Zum Giftanschlag gegen Nawalny sagt Borogan: «Gift ist zur Visitenkarte geworden, die bei politischen Morden jeweils hinterlassen wird.» Tatsächlich ist Nawalny nur das jüngste Opfer. Der kritische Journalist Juri Schekotschichin, der Aktionskünstler Petr Wersilow, der Oppositionspolitiker Wladimir Kara-Mursa. Es gibt eine lange Liste von Kreml-Kritikern, die vergiftet worden sind.
Gift als Botschaft
Warum aber greifen die Täter, die mutmasslich aus den Geheimdiensten stammen, ausgerechnet zu Gift? «Es geht um die psychologische Wirkung. Wer vergiftet wird, der leidet. Wenn er stirbt, stirbt er langsam und qualvoll. Solche Taten verbreiten eine ungeheure Angst», sagt Borogan.
Eine Angst, die in den Köpfen angekommen ist: Für ihr jüngstes Buch haben Borogan und Soldatow mit russischen Oligarchen im Exil, kritischen Journalisten und anderen Kreml-Kritikern gesprochen. Fazit: Alle haben Angst vor Nowitschok, dem Gift, das auch Nawalny verabreicht wurde.
Geheimdienst-Experte Soldatow sagt: «Das Gift ist eine Botschaft für jene, die noch in Russland sind genauso wie für diejenigen, die schon im Ausland sind. Und die Botschaft ist: Es gibt ein Mittel, mit dem wir euch erwischen werden.»
Und was ist mit der Theorie, dass Hardliner aus dem Sicherheitsapparat Nawalny vergiftet haben? Ohne, dass es der Kreml wusste? «Dieses Argument höre ich immer wieder», sagt Soldatow. «Aber die russischen Geheimdienste stehen unter sehr strenger Kontrolle des Kreml. Es ist sehr unwahrscheinlich, dass sie ohne Absprache so eine Operation durchführen.»

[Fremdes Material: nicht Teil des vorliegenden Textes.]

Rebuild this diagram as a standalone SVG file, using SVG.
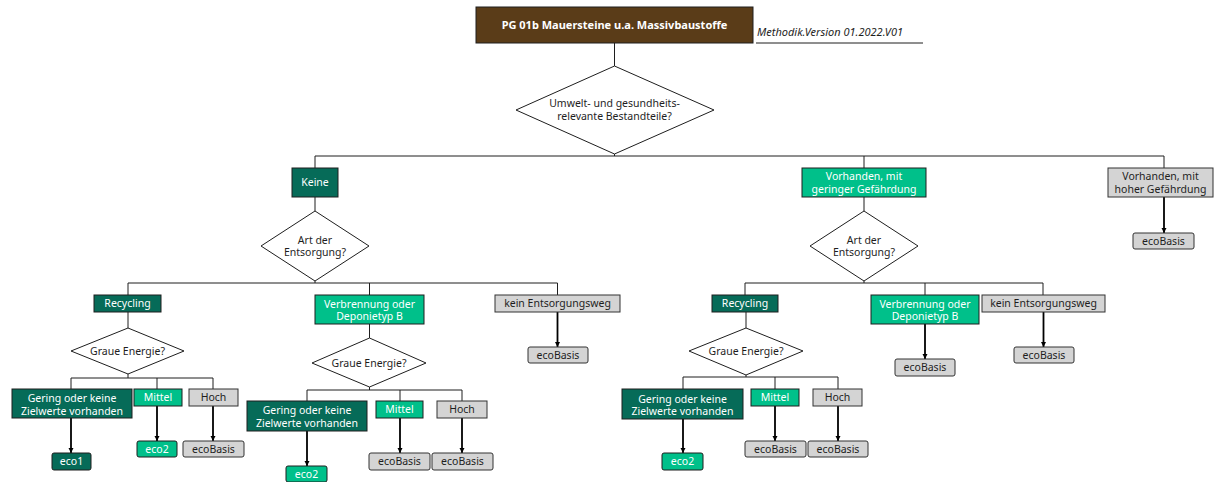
<svg xmlns="http://www.w3.org/2000/svg" width="1218" height="482" viewBox="0 0 1218 482">
<style>
text{font-family:"Noto Sans","Open Sans","DejaVu Sans",sans-serif;font-size:10.5px;text-anchor:middle}
.w{fill:#ffffff}
.k{fill:#1e1e1e}
.dk{fill:#066b58;stroke:#1e1e1e;stroke-width:1}
.br{fill:#00c08a;stroke:#1e1e1e;stroke-width:1}
.gy{fill:#d4d4d4;stroke:#333333;stroke-width:1}
.dia{fill:#ffffff;stroke:#1e1e1e;stroke-width:1}
.ln{fill:none;stroke:#1e1e1e;stroke-width:1}
.ar{fill:none;stroke:#000000;stroke-width:1.8;marker-end:url(#ah)}
</style>
<defs>
<marker id="ah" markerUnits="userSpaceOnUse" markerWidth="6" markerHeight="6" refX="5" refY="2.5" orient="auto">
<path d="M0,0 L5,2.5 L0,5 z" fill="#000000"/>
</marker>
</defs>
<rect width="1218" height="482" fill="#ffffff"/>

<g id="connectors">
<path class="ln" d="M614.5,43V66M614.5,154V156M315,156H1164M315,156V168M864,156V168M1164,156V168"/>
<path class="ln" d="M315,197V211M315,281V283M128,283H557.5M128,283V295M369.5,283V295M557.5,283V295"/>
<path class="ln" d="M864,197V211M864,281V283M745,283H1043M745,283V295M925,283V295M1043,283V295"/>
<path class="ln" d="M128,312V328M128,374V378M71,378H213M71,378V389M157,378V389M213,378V389"/>
<path class="ln" d="M369.5,324V338M369.5,387V390M307,390H462M307,390V401M400,390V401M462,390V401"/>
<path class="ln" d="M746,312V328M746,375V377M683,377H838M683,377V389M775,377V389M838,377V389"/>
<path class="ar" d="M1164,197V233"/>
<path class="ar" d="M557.5,312V347"/>
<path class="ar" d="M925,324V359"/>
<path class="ar" d="M1043.5,312V347"/>
<path class="ar" d="M71,418V453"/>
<path class="ar" d="M157,406V441"/>
<path class="ar" d="M213,406V441"/>
<path class="ar" d="M307,431V466"/>
<path class="ar" d="M400,418V453"/>
<path class="ar" d="M462,418V453"/>
<path class="ar" d="M683,419V453"/>
<path class="ar" d="M775,406V441"/>
<path class="ar" d="M838,406V441"/>
</g>

<g id="title">
<rect x="476" y="7" width="277" height="36" fill="#5a3c18" stroke="#1e1e1e"/>
<text x="614.5" y="29" class="w" style="font-weight:bold;font-size:11px">PG 01b Mauersteine u.a. Massivbaustoffe</text>
</g>
<g id="version">
<text x="757" y="36" class="k" style="font-style:italic;font-size:11px;text-anchor:start">Methodik.Version 01.2022.V01</text>
<path class="ln" d="M756,43H923"/>
</g>

<g id="q1">
<polygon class="dia" points="614.5,66 714,110 614.5,154 516,110"/>
<text x="614.5" y="106.5" class="k">Umwelt- und gesundheits-</text>
<text x="614.5" y="120" class="k">relevante Bestandteile?</text>
</g>

<g id="n_keine">
<rect class="dk" x="292" y="168" width="46" height="29"/>
<text x="315" y="186" class="w">Keine</text>
</g>
<g id="n_vorh_gering">
<rect class="br" x="802" y="168" width="124" height="29"/>
<text x="864" y="180" class="w">Vorhanden, mit</text>
<text x="864" y="193" class="w">geringer Gefährdung</text>
</g>
<g id="n_vorh_hoch">
<rect class="gy" x="1108" y="168" width="105" height="29"/>
<text x="1160.5" y="180" class="k">Vorhanden, mit</text>
<text x="1160.5" y="193" class="k">hoher Gefährdung</text>
</g>
<g id="r_vorh_hoch">
<rect class="gy" x="1133" y="233" width="61" height="16" rx="2"/>
<text x="1163.5" y="244.5" class="k">ecoBasis</text>
</g>

<g id="q2">
<polygon class="dia" points="315,211 369,246 315,281 261,246"/>
<text x="315" y="243.5" class="k">Art der</text>
<text x="315" y="256" class="k">Entsorgung?</text>
</g>
<g id="q5">
<polygon class="dia" points="864,211 918,246 864,281 810,246"/>
<text x="864" y="243.5" class="k">Art der</text>
<text x="864" y="256" class="k">Entsorgung?</text>
</g>

<g id="n_rec_l">
<rect class="dk" x="94" y="295" width="67" height="17"/>
<text x="127.5" y="307" class="w">Recycling</text>
</g>
<g id="n_ver_l">
<rect class="br" x="315" y="295" width="109" height="29"/>
<text x="369.5" y="307.5" class="w">Verbrennung oder</text>
<text x="369.5" y="320" class="w">Deponietyp B</text>
</g>
<g id="n_kein_l">
<rect class="gy" x="495" y="295" width="125" height="17"/>
<text x="557.5" y="307" class="k">kein Entsorgungsweg</text>
</g>
<g id="r_kein_l">
<rect class="gy" x="528" y="347" width="60" height="16" rx="2"/>
<text x="558" y="358.5" class="k">ecoBasis</text>
</g>

<g id="n_rec_r">
<rect class="dk" x="712" y="295" width="66" height="17"/>
<text x="745" y="307" class="w">Recycling</text>
</g>
<g id="n_ver_r">
<rect class="br" x="871" y="295" width="108" height="29"/>
<text x="925" y="307.5" class="w">Verbrennung oder</text>
<text x="925" y="320" class="w">Deponietyp B</text>
</g>
<g id="n_kein_r">
<rect class="gy" x="982" y="295" width="123" height="17"/>
<text x="1043.5" y="307" class="k">kein Entsorgungsweg</text>
</g>
<g id="r_ver_r">
<rect class="gy" x="895" y="359" width="60" height="17" rx="2"/>
<text x="925" y="371" class="k">ecoBasis</text>
</g>
<g id="r_kein_r">
<rect class="gy" x="1014" y="347" width="60" height="16" rx="2"/>
<text x="1044" y="358.5" class="k">ecoBasis</text>
</g>

<g id="q3">
<polygon class="dia" points="128,328 184,351 128,374 71,351"/>
<text x="127.5" y="354.5" class="k">Graue Energie?</text>
</g>
<g id="q4">
<polygon class="dia" points="369.5,338 426,363 369.5,387 312,363"/>
<text x="369" y="366.5" class="k">Graue Energie?</text>
</g>
<g id="q6">
<polygon class="dia" points="746,328 803,351 746,375 689,351"/>
<text x="746" y="354.5" class="k">Graue Energie?</text>
</g>

<g id="n_g1">
<rect class="dk" x="12" y="389" width="120" height="29"/>
<text x="72" y="402" class="w">Gering oder keine</text>
<text x="72" y="414.5" class="w">Zielwerte vorhanden</text>
</g>
<g id="n_m1">
<rect class="br" x="134" y="389" width="48" height="17"/>
<text x="158" y="401" class="w">Mittel</text>
</g>
<g id="n_h1">
<rect class="gy" x="189" y="389" width="49" height="17"/>
<text x="213.5" y="401" class="k">Hoch</text>
</g>
<g id="r_g1">
<rect class="dk" x="52" y="453" width="39" height="17" rx="2"/>
<text x="71.5" y="465" class="w">eco1</text>
</g>
<g id="r_m1">
<rect class="br" x="137" y="441" width="40" height="16" rx="2"/>
<text x="157" y="452.5" class="w">eco2</text>
</g>
<g id="r_h1">
<rect class="gy" x="183" y="441" width="61" height="16" rx="2"/>
<text x="213.5" y="452.5" class="k">ecoBasis</text>
</g>

<g id="n_g2">
<rect class="dk" x="247" y="401" width="120" height="30"/>
<text x="307" y="414" class="w">Gering oder keine</text>
<text x="307" y="426.5" class="w">Zielwerte vorhanden</text>
</g>
<g id="n_m2">
<rect class="br" x="376" y="401" width="47" height="17"/>
<text x="399.5" y="413" class="w">Mittel</text>
</g>
<g id="n_h2">
<rect class="gy" x="437" y="401" width="50" height="17"/>
<text x="462" y="413" class="k">Hoch</text>
</g>
<g id="r_g2">
<rect class="br" x="286" y="466" width="41" height="16" rx="2"/>
<text x="306.5" y="478" class="w">eco2</text>
</g>
<g id="r_m2">
<rect class="gy" x="369" y="453" width="61" height="17" rx="2"/>
<text x="399.5" y="465" class="k">ecoBasis</text>
</g>
<g id="r_h2">
<rect class="gy" x="432" y="453" width="61" height="17" rx="2"/>
<text x="462.5" y="465" class="k">ecoBasis</text>
</g>

<g id="n_g3">
<rect class="dk" x="622" y="389" width="121" height="30"/>
<text x="682.5" y="402.5" class="w">Gering oder keine</text>
<text x="682.5" y="415" class="w">Zielwerte vorhanden</text>
</g>
<g id="n_m3">
<rect class="br" x="751" y="389" width="48" height="17"/>
<text x="775" y="401" class="w">Mittel</text>
</g>
<g id="n_h3">
<rect class="gy" x="813" y="389" width="49" height="17"/>
<text x="837.5" y="401" class="k">Hoch</text>
</g>
<g id="r_g3">
<rect class="br" x="662" y="453" width="41" height="17" rx="2"/>
<text x="682.5" y="465" class="w">eco2</text>
</g>
<g id="r_m3">
<rect class="gy" x="745" y="441" width="61" height="16" rx="2"/>
<text x="775.5" y="452.5" class="k">ecoBasis</text>
</g>
<g id="r_h3">
<rect class="gy" x="808" y="441" width="60" height="16" rx="2"/>
<text x="838" y="452.5" class="k">ecoBasis</text>
</g>
</svg>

Sowjet-Wehmut im Geheimdienst
Soldatow sagt, in den Diensten herrsche ein regelrecht paranoides Weltbild. Die Geheimdienstler hielten jede noch so kleine oppositionelle Gruppe für eine Gefahr. Dies habe mit ihrem Geschichtsbild zu tun. So haderten Russlands Spione offenbar immer noch damit, dass die Sowjetunion 1991 einfach implodiert ist. «Und nicht einmal der mächtige Geheimdienst KGB konnte das sowjetische Imperium retten», sagt Soldatow.
Soldatow und Borogan sehen denn auch eine Linie von den sowjetischen zu den aktuellen, russischen Geheimdiensten. Nicht nur, dass Präsident Putin bekanntlich selber für den KGB gearbeitet hat – und viele seiner damaligen Dienstkameraden inzwischen hohe Posten haben.
Seit dem Amtsantritt von Putin gibt es wieder politische Morde – bis zum heutigen Tag.
Politische Morde gehörten zum gängigen Arsenal der früheren Sowjetunion, sagt Borogan: «Die sowjetischen Geheimdienste haben ihre Gegner ermordet. Unter Präsident Jelzin in den 90er-Jahren hörte diese Praxis auf. Doch seit dem Amtsantritt von Putin gibt es wieder politische Morde – bis zum heutigen Tag.»
Das letzte Opfer eines politischen Mordes wäre beinahe Alexej Nawalny geworden. Er selber zeigt sich im Interview mit dem «Spiegel» unerschrocken. Er werde nach Russland zurückkehren, sagte er. Borogan sie darin wie Soldatow erhebliche Risiken: «Er ist ein mutiger Mensch, aber nach Russland zurückzukehren ist sehr gefährlich für ihn.»